GLOCESTER, R.I. (WPRI) — Dailyn Giorgio considers herself lucky.

The Glocester resident found herself caught in a tornado on her way to work Friday morning — and lived to tell the tale.

Giorgio tells 12 News she decided to take her husband’s Dodge Charger instead of her own vehicle as a severe storm moved across the state.

“I had never driven it before,” Giorgio said, adding that she was initially apprehensive about borrowing the sedan.

Giorgio had just stopped to grab a coffee at a nearby gas station when she received a notification on her phone warning of a possible tornado. She decided to wait for the rain to pass before continuing her commute to Warwick.
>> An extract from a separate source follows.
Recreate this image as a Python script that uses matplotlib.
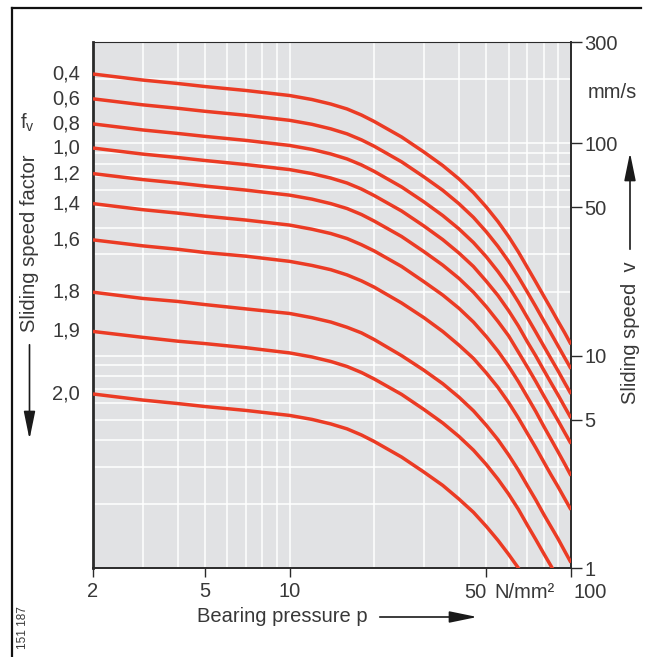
import matplotlib
matplotlib.use("Agg")
import matplotlib.pyplot as plt
from matplotlib.patches import FancyArrowPatch
from matplotlib.lines import Line2D
from matplotlib.ticker import FixedLocator, NullFormatter

plt.rcParams["font.family"] = ["Liberation Sans", "DejaVu Sans"]
plt.rcParams["mathtext.fontset"] = "custom"
plt.rcParams["mathtext.rm"] = "Liberation Sans"
plt.rcParams["mathtext.it"] = "Liberation Sans:italic"

# ── data ─────────────────────────────────────────────────────────────────────
PRESSURE = [2, 3, 4, 5, 7, 10, 12, 14, 16, 18, 20, 25, 30, 35, 40, 45, 50,
            55, 60, 65, 70, 75, 80, 85, 90, 95, 100]

V_04 = [212, 198.6, 191.3, 185.1, 177.3, 167.9, 160.8, 153.1, 145.1, 135.9, 126.6, 107.1, 91.0,
        78.6, 67.9, 58.6, 50.1, 42.8, 36.4, 30.8, 26.0, 22.2, 19.1, 16.6, 14.5, 12.8, 11.3]
V_06 = [162, 151.8, 146.2, 141.5, 135.5, 128.3, 122.9, 117.0, 110.8, 103.8, 96.8, 81.8, 69.5,
        60.1, 51.9, 44.8, 38.3, 32.7, 27.8, 23.5, 19.9, 17.0, 14.6, 12.7, 11.1, 9.77, 8.67]
V_08 = [123.4, 115.6, 111.3, 107.8, 103.2, 97.7, 93.6, 89.1, 84.4, 79.1, 73.7, 62.3, 53.0,
        45.7, 39.5, 34.1, 29.2, 24.9, 21.2, 17.9, 15.1, 12.9, 11.1, 9.65, 8.47, 7.44, 6.60]
V_10 = [95, 89.0, 85.7, 83.0, 79.4, 75.2, 72.0, 68.6, 65.0, 60.9, 56.7, 48.0, 40.8,
        35.2, 30.4, 26.3, 22.4, 19.2, 16.3, 13.8, 11.6, 9.96, 8.55, 7.43, 6.52, 5.73, 5.08]
V_12 = [72, 67.5, 65.0, 62.9, 60.2, 57.0, 54.6, 52.0, 49.3, 46.2, 43.0, 36.4, 30.9,
        26.7, 23.1, 19.9, 17.0, 14.5, 12.4, 10.4, 8.83, 7.55, 6.48, 5.63, 4.94, 4.34, 3.85]
V_14 = [52, 48.7, 46.9, 45.4, 43.5, 41.2, 39.4, 37.6, 35.6, 33.3, 31.1, 26.3, 22.3,
        19.3, 16.7, 14.4, 12.3, 10.5, 8.92, 7.55, 6.38, 5.45, 4.65, 4.03, 3.52, 3.09, 2.72]
V_16 = [35.1, 32.9, 31.7, 30.6, 29.4, 27.8, 26.6, 25.4, 24.0, 22.5, 21.0, 17.7, 15.1,
        13.0, 11.2, 9.71, 8.29, 7.09, 6.02, 5.09, 4.30, 3.68, 3.16, 2.74, 2.41, 2.12, 1.88]
V_18 = [19.9, 18.6, 18.0, 17.4, 16.6, 15.8, 15.1, 14.4, 13.6, 12.8, 11.9, 10.0, 8.54,
        7.38, 6.37, 5.50, 4.70, 4.02, 3.41, 2.89, 2.44, 2.09, 1.79, 1.56, 1.37, 1.20, 1.06]
V_19 = [13.0, 12.2, 11.7, 11.4, 10.9, 10.3, 9.86, 9.39, 8.89, 8.33, 7.76, 6.57, 5.58,
        4.82, 4.16, 3.59, 3.07, 2.62, 2.23, 1.89, 1.59, 1.36, 1.17, 1.02, 0.89, 0.78, 0.70]
V_20 = [6.6, 6.18, 5.95, 5.76, 5.52, 5.23, 5.01, 4.77, 4.52, 4.23, 3.94, 3.33, 2.83,
        2.45, 2.11, 1.83, 1.57, 1.35, 1.16, 1.00, 0.85, 0.72, 0.62, 0.54, 0.47, 0.41, 0.36]

FV_LABELS = ["0,4", "0,6", "0,8", "1,0", "1,2", "1,4", "1,6", "1,8", "1,9", "2,0"]
CURVES = [V_04, V_06, V_08, V_10, V_12, V_14, V_16, V_18, V_19, V_20]

X_TICKS = [2, 5, 10, 50, 100]
X_TICK_LABELS = ["2", "5", "10", "", ""]
X_GRID = [3, 4, 6, 7, 8, 9, 20, 30, 40, 60, 70, 80, 90]
Y_TICKS = [1, 5, 10, 50, 100, 300]
Y_TICK_LABELS = ["1", "5", "10", "50", "100", "300"]
Y_GRID = [2, 3, 4, 6, 7, 8, 9, 20, 30, 40, 60, 70, 80, 90, 200]

# ── styling ──────────────────────────────────────────────────────────────────
W, H = 653, 657
BG = "#e1e2e4"
RED = "#eb3b24"
TXT = "#383838"
DARK = "#2a2a2a"
FS = 14.5


def px(x, y):
    """image pixel (top-left origin) -> figure fraction"""
    return x / W, (H - y) / H


fig = plt.figure(figsize=(W / 100, H / 100), dpi=100)
ax = fig.add_axes([93 / W, (H - 568) / H, (571 - 93) / W, (568 - 42) / H])
ax.set_xscale("log")
ax.set_yscale("log")
ax.set_xlim(2, 100)
ax.set_ylim(1, 300)
ax.set_facecolor(BG)

for v in CURVES:
    ax.plot(PRESSURE, v, color=RED, lw=2.5, solid_capstyle="butt",
            solid_joinstyle="round", zorder=3)

# ticks / grid
ax.xaxis.set_major_locator(FixedLocator(X_TICKS))
ax.xaxis.set_minor_locator(FixedLocator(X_GRID))
ax.set_xticklabels(X_TICK_LABELS)
ax.xaxis.set_minor_formatter(NullFormatter())
ax.yaxis.tick_right()
ax.yaxis.set_major_locator(FixedLocator(Y_TICKS))
ax.yaxis.set_minor_locator(FixedLocator(Y_GRID))
ax.set_yticklabels(Y_TICK_LABELS)
ax.yaxis.set_minor_formatter(NullFormatter())

ax.tick_params(which="major", axis="x", direction="out", length=6.5, width=1.0,
               color=DARK, pad=3.5, labelsize=FS, labelcolor=TXT)
ax.tick_params(which="major", axis="y", direction="out", length=8, width=1.0,
               color=DARK, pad=1.5, labelsize=FS, labelcolor=TXT)
ax.tick_params(which="minor", length=0)
ax.grid(True, which="both", color="white", lw=1.1, zorder=1)
ax.set_axisbelow(True)

for side, lw in (("left", 2.0), ("bottom", 1.4), ("right", 1.4), ("top", 0.8)):
    ax.spines[side].set_linewidth(lw)
    ax.spines[side].set_color(DARK)

# "50 N/mm² 100"
xax = ("data", "axes fraction")
ax.annotate("50", xy=(50, 0), xycoords=xax, xytext=(0, -25), textcoords="offset pixels",
            ha="right", va="center", fontsize=FS, color=TXT)
ax.annotate("N/mm²", xy=(50, 0), xycoords=xax, xytext=(8, -25), textcoords="offset pixels",
            ha="left", va="center", fontsize=FS, color=TXT)
ax.annotate("100", xy=(100, 0), xycoords=xax, xytext=(2, -25), textcoords="offset pixels",
            ha="left", va="center", fontsize=FS, color=TXT)

# "mm/s" under 300
ax.annotate("mm/s", xy=(1, 173), xycoords=("axes fraction", "data"), xytext=(17, 0),
            textcoords="offset pixels", ha="left", va="center", fontsize=FS, color=TXT)

# f_v labels at the curve starts
for lab, v in zip(FV_LABELS, CURVES):
    ax.annotate(lab, xy=(0, v[0]), xycoords=("axes fraction", "data"), xytext=(-13, 0),
                textcoords="offset pixels", ha="right", va="center", fontsize=FS, color=TXT)

fig.text(*px(20, 123), r"f$_{\mathrm{v}}$", ha="left", va="center", fontsize=FS, color=TXT)

# axis titles
fig.text(*px(30, 243), "Sliding speed factor", rotation=90, ha="center", va="center",
         fontsize=FS, color=TXT)
fig.text(*px(630, 333), "Sliding speed  v", rotation=90, ha="center", va="center",
         fontsize=FS, color=TXT)
fig.text(*px(197, 617), "Bearing pressure p", ha="left", va="center",
         fontsize=FS, color=TXT)
fig.text(*px(23, 628), "151 187", rotation=90, ha="center", va="center",
         fontsize=8.5, color=TXT)

# arrows
arrow_kw = dict(arrowstyle="-|>,head_length=1.7,head_width=0.35", mutation_scale=10,
                color="#1a1a1a", lw=1.2, transform=fig.transFigure)
fig.add_artist(FancyArrowPatch(px(29.5, 342), px(29.5, 442), **arrow_kw))
fig.add_artist(FancyArrowPatch(px(630, 252), px(630, 150), **arrow_kw))
fig.add_artist(FancyArrowPatch(px(377, 617), px(480, 617), **arrow_kw))

# outer frame
fig.add_artist(Line2D([px(12, 0)[0]] * 2, [px(0, 8)[1], 0], transform=fig.transFigure,
                      color="#111111", lw=1.6))
fig.add_artist(Line2D([px(12, 0)[0], px(641, 0)[0]], [px(0, 8)[1]] * 2,
                      transform=fig.transFigure, color="#111111", lw=1.6))

fig.savefig("out.png", dpi=100, facecolor="white")
plt.close(fig)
“The rain was horrendous,” she recalled.

It wasn’t until Giorgio hopped onto I-295 South that she realized the worst of the storm wasn’t over, and while fighting the torrential downpours and whipping winds, she noticed something unusual.
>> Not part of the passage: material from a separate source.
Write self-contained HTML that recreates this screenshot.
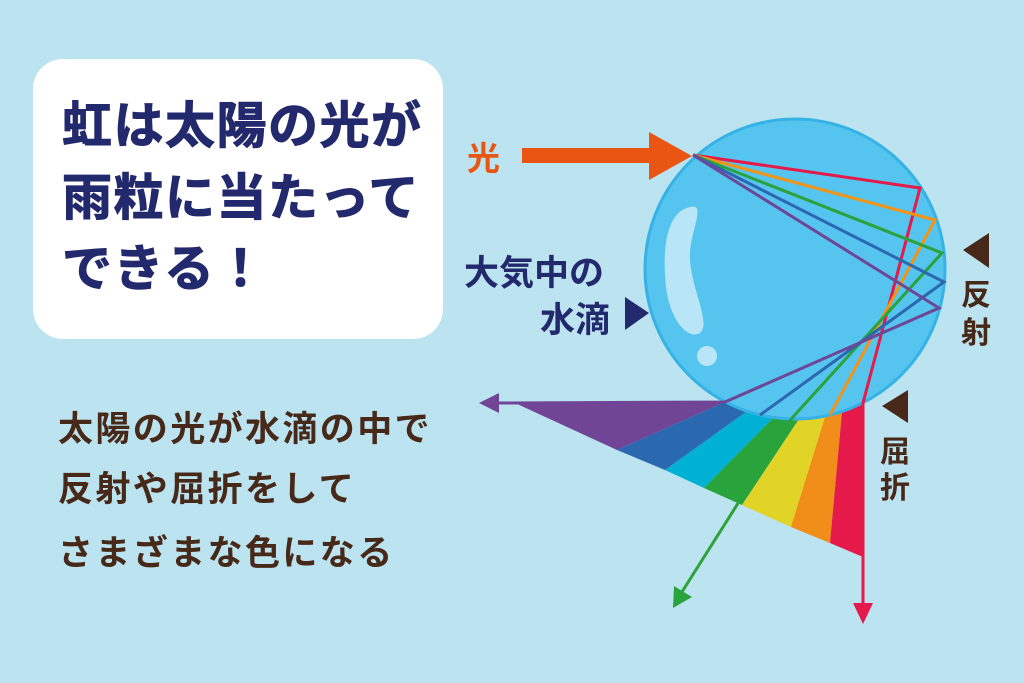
<!DOCTYPE html>
<html><head><meta charset="utf-8"><style>
html,body{margin:0;padding:0;background:#bce3f0;}
svg{display:block}
text{font-family:"Liberation Sans","Noto Sans CJK JP",sans-serif;font-weight:bold;}
</style></head><body>
<svg width="1024" height="683" viewBox="0 0 1024 683" xmlns="http://www.w3.org/2000/svg">
<rect width="1024" height="683" fill="#bce3f0"/>
<rect x="33" y="59" width="410" height="280" rx="30" fill="#fff"/>
<g fill="#22296c" font-size="50" letter-spacing="1.5" stroke="#22296c" stroke-width="1">
<text x="62" y="143">虹は太陽の光が</text>
<text x="62" y="215">雨粒に当たって</text>
<text x="62" y="286">できる！</text>
</g>
<g fill="#47291a" font-size="35" letter-spacing="2.4">
<text x="58" y="441">太陽の光が水滴の中で</text>
<text x="58" y="501">反射や屈折をして</text>
<text x="58" y="565">さまざまな色になる</text>
</g>
<!-- fan -->
<polygon points="515,403 725,402 617,450" fill="#714596"/>
<polygon points="725,402 746,412 665,470 617,450" fill="#2a68b0"/>
<polygon points="746,412 773,418 704,488 665,470" fill="#00b1d5"/>
<polygon points="773,418 799,419 742,505 704,488" fill="#29a33b"/>
<polygon points="799,419 825,417 791,527 742,505" fill="#e2d426"/>
<polygon points="825,417 842,412 830,543 791,527" fill="#f18d19"/>
<polygon points="842,412 863,403 863,557 830,543" fill="#e5194a"/>
<!-- circle -->
<circle cx="795" cy="269" r="150" fill="#55c4ee" stroke="#35b2e6" stroke-width="3"/>
<path d="M690,207 C666,212 662,250 666,287 C670,322 690,342 701,332 C710,321 692,290 690,260 C688,235 708,202 690,207 Z" fill="#b8e6f7"/>
<circle cx="707" cy="356" r="10" fill="#b8e6f7"/>
<!-- rays -->
<g fill="none" stroke-width="3" stroke-linejoin="miter">
<polyline points="693,155 920,188 863,403 863,612" stroke="#e5194a"/>
<polyline points="693,155 935,220 830,415" stroke="#f39417"/>
<polyline points="693,155 942,253 792,418 680,595" stroke="#2ba23a"/>
<polyline points="693,155 944,282 760,415" stroke="#2c68b1"/>
<polyline points="693,155 939,308 725,402 495,403" stroke="#6f4596"/>
</g>
<polygon points="479,403 499,393 499,413" fill="#714596"/>
<polygon points="863,624 853,603 873,603" fill="#e5194a"/>
<polygon points="673,608 674,586 692,597" fill="#29a33b"/>
<!-- light arrow -->
<rect x="522" y="148" width="130" height="15" fill="#e95513"/>
<polygon points="649,132 692,156 649,180" fill="#e95513"/>
<text x="467" y="170" font-size="33" fill="#e95513">光</text>
<g fill="#22296c" font-size="35">
<text x="464" y="285">大気中の</text>
<text x="540" y="332">水滴</text>
</g>
<polygon points="625,297 649,313 625,330" fill="#22296c"/>
<polygon points="989,233 963,250 989,268" fill="#47291a"/>
<polygon points="908,390 882,406 908,423" fill="#47291a"/>
<g fill="#47291a" font-size="30">
<text x="961" y="305">反</text>
<text x="961" y="343">射</text>
<text x="880" y="462">屈</text>
<text x="880" y="498">折</text>
</g>
</svg>
</body></html>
“I looked to my right and I saw a cluster of trees that were violently being blown around,” Giorgio said. “There was debris in the air that was just floating there … and before I could even think, I saw [a tornado] come out of the woods and right at me.”

WATCH: Tornado crosses highway in Johnston (Story continues below.)

Giorgio said she had cars on either side of her on the highway and couldn’t move out of the tornado’s path.

“It hit the car,” she said. “It felt like I had hit a wall.”

The car began to shake, and Giorgio said she didn’t even realize she was being lifted off of the ground.

“In my mind, I thought I was rolling,” she recalled. “But I was spinning. You lose all concept of direction and where you are.”

Giorgio said the car’s airbags deployed upon impact.

“The car saved my life,” she said. “I was in a cocoon of air bags.”

Giorgio’s car was tossed several feet down the highway before crashing to the ground. That’s when an off-duty firefighter and AAA driver pulled over and rushed to her side.

“They pulled me out of the car,” Giorgio recalled. “I was really grateful.”

The National Weather Service later confirmed that a tornado touched down in Scituate, Johnston and North Providence. It first formed as an EF-2 tornado in Scituate, but weakened into an EF-1 by the time it reached I-295 in Johnston.

“I was absolutely terrified. I just kept praying, ‘Please, this is not the way I want to go out,'” Giorgio said. “Thankfully, I was in a very safe car … If I had been in my SUV, I probably would’ve been thrown a lot further.”

Giorgio said other than a minor concussion and whiplash, she was relatively unscathed.

“It was divine intervention,” she said. “I got out of it alive.”